Da un lato pone le basi per la prevenzione, dall’altro «postula l’acquisizione di una serie di capacità fondamentali in campo sanitario che dovevano essere attivate entro il 16 giugno 2012 […] improrogabilmente entro la metà del 2016, molto prima dell’emergenza Covid-19». Ma non è stata elaborata alcuna legge che chiarisca come lo Stato italiano debba esercitare la sua competenza esclusiva in materia di profilassi internazionale a livello nazionale, regionale e locale, ai sensi del Regolamento Sanitario Internazionale. «Si trattava di rivedere o istituire normative, decreti, prescrizioni, atti, ordinanze e regolamenti, protocolli governativi e interministeriali, compiti e responsabilità ai vari livelli».

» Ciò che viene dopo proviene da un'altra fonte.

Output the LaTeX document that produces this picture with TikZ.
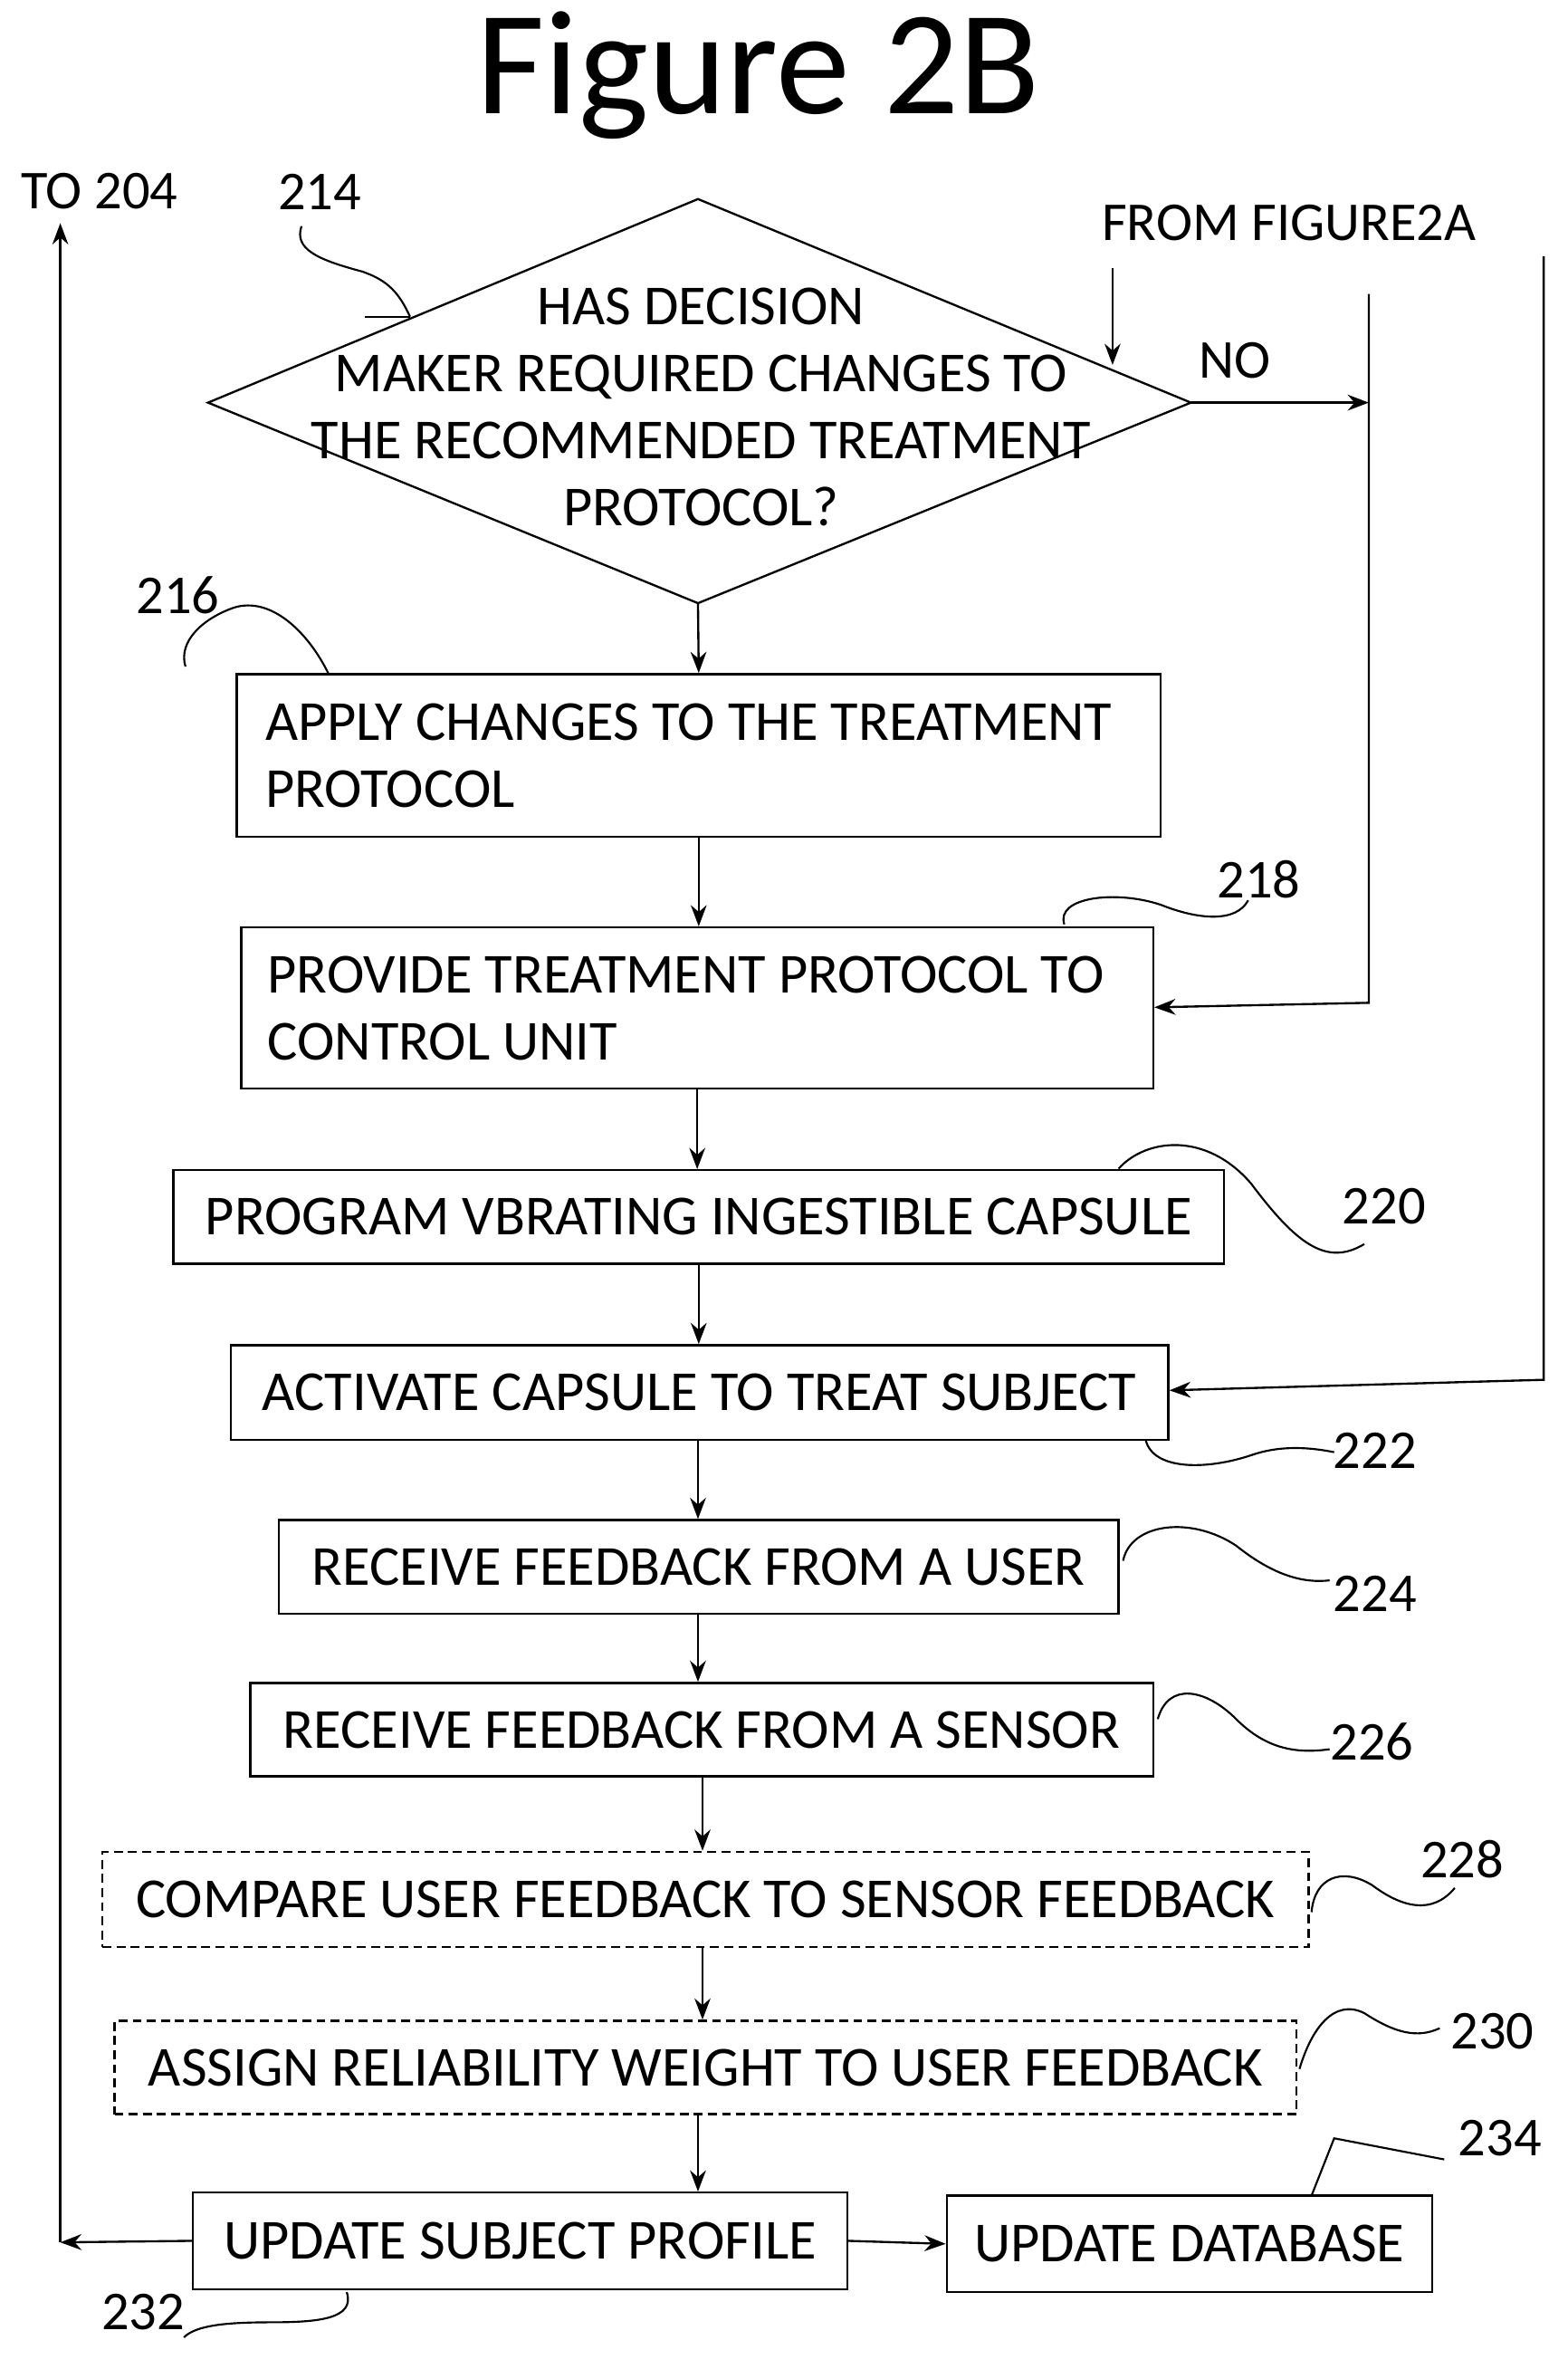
\documentclass[tikz,border=0pt]{standalone}
\usepackage{fontspec}
\setmainfont{Carlito}
\usetikzlibrary{arrows.meta}
\begin{document}
\begin{tikzpicture}[x=0.03cm,y=-0.03cm,
  every node/.style={font=\fontsize{32}{38}\selectfont, inner sep=0pt},
  box/.style={draw, line width=1.2pt},
  dbox/.style={draw, line width=1.2pt, dashed, dash pattern=on 5pt off 3pt},
  ar/.style={line width=1.2pt, -{Stealth[length=12pt,width=9pt]}},
  ln/.style={line width=1.2pt},
  sq/.style={line width=1.1pt},
  lbl/.style={font=\fontsize{31}{36}\selectfont}]
\useasboundingbox (0,0) rectangle (1040,1571);
\node[font=\fontsize{84}{92}\selectfont] (title) at (503,50) {Figure 2B};
\node[lbl] (to204) at (66,127) {TO 204};
\node[lbl] (l214) at (212,127) {214};
\node[lbl] (from) at (855,148) {FROM FIGURE2A};
\node[lbl] (no) at (819,239) {NO};
% diamond
\coordinate (dl) at (138,267); \coordinate (dr) at (790,267);
\coordinate (dt) at (463,132); \coordinate (db) at (463,400);
\draw[ln] (dl) -- (dt) -- (dr) -- (db) -- cycle;
\node[align=center] (d214) at (465,270) {HAS DECISION\\MAKER REQUIRED CHANGES TO\\THE RECOMMENDED TREATMENT\\PROTOCOL?};
% boxes
\node[box, minimum width=613*0.03cm, minimum height=108*0.03cm, align=flush left, text width=575*0.03cm] (b216) at (463.5,501) {APPLY CHANGES TO THE TREATMENT\\PROTOCOL};
\node[box, minimum width=605*0.03cm, minimum height=107*0.03cm, align=flush left, text width=570*0.03cm] (b218) at (462.5,668.5) {PROVIDE TREATMENT PROTOCOL TO\\CONTROL UNIT};
\node[box, minimum width=697*0.03cm, minimum height=62*0.03cm] (b220) at (463.5,807) {PROGRAM VBRATING INGESTIBLE CAPSULE};
\node[box, minimum width=622*0.03cm, minimum height=63*0.03cm] (b222) at (464,923.5) {ACTIVATE CAPSULE TO TREAT SUBJECT};
\node[box, minimum width=557*0.03cm, minimum height=62*0.03cm] (b224) at (463.5,1039) {RECEIVE FEEDBACK FROM A USER};
\node[box, minimum width=599*0.03cm, minimum height=62*0.03cm] (b226) at (465.5,1147) {RECEIVE FEEDBACK FROM A SENSOR};
\node[dbox, minimum width=800*0.03cm, minimum height=63*0.03cm] (b228) at (468,1259.5) {COMPARE USER FEEDBACK TO SENSOR FEEDBACK};
\node[dbox, minimum width=784*0.03cm, minimum height=62*0.03cm] (b230) at (468,1371) {ASSIGN RELIABILITY WEIGHT TO USER FEEDBACK};
\node[box, minimum width=434*0.03cm, minimum height=64*0.03cm] (b232) at (345,1486) {UPDATE SUBJECT PROFILE};
\node[box, minimum width=322*0.03cm, minimum height=64*0.03cm] (b234) at (789,1488) {UPDATE DATABASE};
% labels
\node[lbl] (l216) at (118,395) {216};
\node[lbl] (l218) at (835,583) {218};
\node[lbl] (l220) at (918,800) {220};
\node[lbl] (l222) at (912,962) {222};
\node[lbl] (l224) at (912,1057) {224};
\node[lbl] (l226) at (910,1155) {226};
\node[lbl] (l228) at (970,1233) {228};
\node[lbl] (l230) at (990,1347) {230};
\node[lbl] (l232) at (95,1533) {232};
\node[lbl] (l234) at (995,1418) {234};
% vertical arrows
\draw[ar] (db) -- (b216.north);
\draw[ar] (b216.south) -- (b218.north -| b216.south);
\draw[ar] (b218.south) -- (b220.north -| b218.south);
\draw[ar] (b220.south) -- (b222.north -| b220.south);
\draw[ar] (b222.south -| 463,0) -- (b224.north -| 463,0);
\draw[ar] (b224.south -| 463,0) -- (b226.north -| 463,0);
\draw[ar] (b226.south -| 466,0) -- (b228.north -| 466,0);
\draw[ar] (b228.south -| 466,0) -- (b230.north -| 466,0);
\draw[ar] (b230.south -| 463,0) -- (b232.north -| 463,0);
\draw[ar] (b232.east) -- (b234.west);
% left return
\coordinate (tl) at (40,148);
\coordinate (bl) at (40,1487);
\draw[ar] (b232.west) -- (bl);
\draw[ar] (bl) -- (tl);
% NO path
\coordinate (nx) at (908,195);
\draw[ar] (dr) -- (908,267);
\draw[ar] (nx) -- (908,665) -- (b218.east |- 0,668);
\coordinate (fp) at (738,178);
\draw[ar] (fp) -- (738,242);
% far right
\coordinate (fr) at (1024,170);
\draw[ar] (fr) -- (1024,915) -- (b222.east |- 0,922);
% squiggles
\draw[sq] (200,150) .. controls (195,165) and (210,172) .. (240,180) .. controls (258,186) and (265,195) .. (272,210);
\draw[sq] (242,210) -- (272,210);
\draw[sq] (123,442) .. controls (118,425) and (135,410) .. (155,403) .. controls (180,395) and (205,420) .. (218,447);
\draw[sq] (706,613) .. controls (700,595) and (740,590) .. (770,600) .. controls (795,610) and (820,612) .. (828,597);
\draw[sq] (742,775) .. controls (760,755) and (800,750) .. (830,785) .. controls (860,825) and (880,840) .. (905,825);
\draw[sq] (760,955) .. controls (765,975) and (800,975) .. (830,965) .. controls (850,958) and (870,960) .. (885,963);
\draw[sq] (745,1035) .. controls (750,1010) and (790,1005) .. (820,1025) .. controls (845,1045) and (865,1050) .. (882,1048);
\draw[sq] (768,1140) .. controls (775,1115) and (800,1120) .. (820,1140) .. controls (840,1160) and (860,1163) .. (882,1160);
\draw[sq] (870,1268) .. controls (872,1245) and (890,1238) .. (910,1250) .. controls (930,1265) and (950,1270) .. (965,1252);
\draw[sq] (862,1372) .. controls (870,1345) and (885,1325) .. (905,1335) .. controls (925,1348) and (940,1352) .. (955,1345);
\draw[sq] (230,1520) .. controls (236,1538) and (210,1540) .. (180,1540) .. controls (150,1540) and (130,1542) .. (122,1550);
\draw[sq] (870,1456) -- (885,1418) -- (958,1432);
\end{tikzpicture}
\end{document}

PIANO PANDEMICO NON AGGIORNATO, ITALIA IMPREPARATA

Pier Paolo Lunelli, come riportato dall’AdnKronos, nel suo report chiarisce che la responsabilità della definizione di politiche nazionali di sanità pubblica spetta ai singoli Stati membri e precisa che se pure uno solo di essi non offre le garanzie richieste dal Regolamento Sanitario Internazionale, si mettono a rischio tutti gli altri Paesi. Ed è facile intuirlo, considerando anche l’apertura dell’Unione europea a traffici di persone e cose, «quindi anche ad agenti epidemici». Il generale, inoltre, ha evidenziato che in data 25.07.2014 la Commissione Ue ha elaborato un documento da usare come modello per acquisire informazioni sull’implementazione della Rsi e sullo stato della pianificazione e preparazione e della risposta ad un’emergenza sanitaria epidemica, che va presentato ogni tre anni a partire dal 07.11.2014.

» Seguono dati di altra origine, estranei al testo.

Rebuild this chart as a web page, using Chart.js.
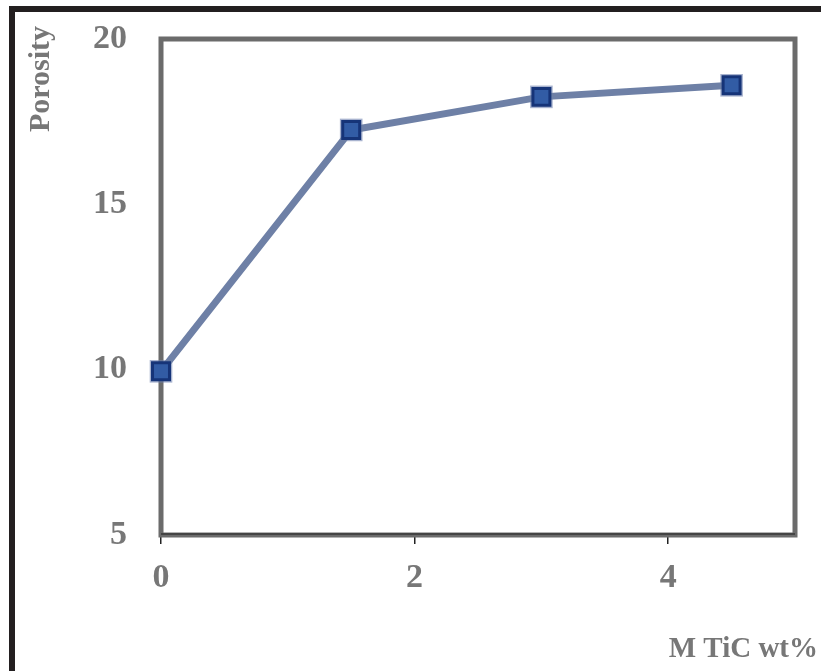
<!DOCTYPE html>
<html>
<head>
<meta charset="utf-8">
<script src="https://cdn.jsdelivr.net/npm/chart.js@4"></script>
<style>
  body { margin: 0; background: #fff; }
  canvas { display: block; }
</style>
</head>
<body>
<canvas id="chartCanvas" width="821" height="671"></canvas>
<script>
// data
const ticWt = [0, 1.5, 3, 4.5];
const porosity = [9.95, 17.25, 18.25, 18.6];
const xTickValues = [0, 2, 4];
const yTickValues = [5, 10, 15, 20];

const gray = "#777777";
const tickFont = { family: "'Liberation Serif', 'Times New Roman', serif", size: 34, weight: "bold" };

const points = ticWt.map((x, i) => ({ x: x, y: porosity[i] }));

// frame, plot border and axis titles
const decor = {
  id: "decor",
  beforeDraw(chart) {
    const ctx = chart.ctx;
    ctx.save();
    ctx.fillStyle = "#fff";
    ctx.fillRect(0, 0, chart.width, chart.height);
    ctx.strokeStyle = "#231f20";
    ctx.lineWidth = 6;
    ctx.strokeRect(12, 9, 840, 700);
    ctx.restore();
  },
  beforeDatasetsDraw(chart) {
    const { ctx, chartArea: a } = chart;
    ctx.save();
    ctx.strokeStyle = "#6b6b6b";
    ctx.lineWidth = 5;
    ctx.strokeRect(a.left, a.top, a.right - a.left, a.bottom - a.top);
    ctx.strokeStyle = "#444";
    ctx.lineWidth = 2;
    ctx.beginPath();
    ctx.moveTo(a.left, a.bottom - 1);
    ctx.lineTo(a.right, a.bottom - 1);
    ctx.stroke();
    ctx.restore();
  },
  afterDraw(chart) {
    const ctx = chart.ctx;
    ctx.save();
    ctx.fillStyle = gray;
    ctx.font = "bold 30px 'Liberation Serif', 'Times New Roman', serif";
    ctx.translate(49, 79);
    ctx.rotate(-Math.PI / 2);
    ctx.textAlign = "center";
    ctx.textBaseline = "alphabetic";
    ctx.fillText("Porosity", 0, 0);
    ctx.restore();

    ctx.save();
    ctx.fillStyle = gray;
    ctx.font = "bold 29px 'Liberation Serif', 'Times New Roman', serif";
    ctx.textAlign = "right";
    ctx.textBaseline = "alphabetic";
    ctx.fillText("M TiC wt%", 818, 657);
    ctx.restore();
  }
};

new Chart(document.getElementById("chartCanvas").getContext("2d"), {
  type: "scatter",
  data: {
    datasets: [
      {
        // main series
        data: points,
        showLine: true,
        borderColor: "rgb(110,128,166)",
        borderWidth: 7,
        pointStyle: "rect",
        pointRadius: 12,
        pointBackgroundColor: "rgb(50,92,165)",
        pointBorderColor: "rgb(22,52,120)",
        pointBorderWidth: 3,
        clip: false,
        order: 1,
      },
      {
        // soft halo round the markers
        data: points,
        showLine: false,
        pointStyle: "rect",
        pointRadius: 16,
        pointBackgroundColor: "rgba(110,128,175,0.6)",
        pointBorderWidth: 0,
        clip: false,
        order: 2,
      },
    ],
  },
  options: {
    responsive: false,
    animation: false,
    layout: { autoPadding: false, padding: { top: 39, right: 26, left: 0, bottom: 0 } },
    plugins: { legend: { display: false }, tooltip: { enabled: false } },
    scales: {
      x: {
        type: "linear",
        min: 0,
        max: 5,
        afterBuildTicks: (s) => { s.ticks = xTickValues.map((v) => ({ value: v })); },
        afterFit: (s) => { s.height = 136; },
        border: { display: false },
        grid: { drawOnChartArea: false, tickLength: 9, color: "#222", lineWidth: 1.5 },
        ticks: { font: tickFont, color: gray, padding: 14 },
      },
      y: {
        min: 5,
        max: 20,
        afterBuildTicks: (s) => { s.ticks = yTickValues.map((v) => ({ value: v })); },
        afterFit: (s) => { s.width = 161; s.paddingTop = 0; s.paddingBottom = 0; },
        border: { display: false },
        grid: { display: false, drawTicks: false },
        ticks: { font: tickFont, color: gray, padding: 34 },
      },
    },
  },
  plugins: [decor],
});
</script>
</body>
</html>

Ma non è finita qui. Nel documento consegnato al think tank creato dall’ex responsabile della comunicazione del comitato Noi Denunceremo, il generale in pensione Pier Paolo Lunelli ha spiegato anche che il lockdown nazionale dello scorzo marzo era dovuto ad un sistema di sorveglianza mai testato, «decisione assunta come ultima spiaggia per guadagnare tempo in assenza di dati affidabili e per provare a rodare una macchina organizzativa mai precedentemente testata con un’esercitazione». Nel report precisa, infatti, che solo alla fine della seconda metà di marzo il flusso dei dati nel sistema di comando e controllo si è assestato, fornendo un quadro sufficientemente chiaro della situazione per prendere le decisioni appropriate. Ipotizza addirittura l’assenza di «procedure operative standard che indicassero come i dati dovevano essere comunicati».

PIANO PANDEMICO ITALIA, LE RIPERCUSSIONI

Tutto ciò potrebbe avere ripercussioni pesantissime. Le ha spiegate l’avvocato Consuelo Locati, rappresentante legale dell’azione civile contro Governo e Regione Lombardia. «L’omissione di segnalare all’OMS/RSI nel 2012, 2013, 2014, 2015 e 2017 lo stato di sviluppo delle capacità fondamentali richieste dall’RSI potrebbe configurarsi come in un’ipotetica omissione d’atti d’ufficio in virtù dell’obbligo sancito in materia», ha dichiarato all’AdnKronos. Quindi, le segnalazioni non veritiere negli anni 2010, 2011, 2016, 2018 e 2019 potrebbe «potrebbe eventualmente configurare un’ipotesi di falso ideologico». Lo stesso generale ha parlato di prove logiche che dimostrano come il nostro Paese abbia sovrastimato in maniera esagerata le sue capacità quando ha risposto all’Organizzazione mondiale della sanità. C’è stata, infatti, un’autovalutazione complessiva dell’87% non dimostrata. «Alla prova dei fatti, sappiamo che sono venute alla luce gravissime carenze di carattere strutturale e organizzativo in molti settori».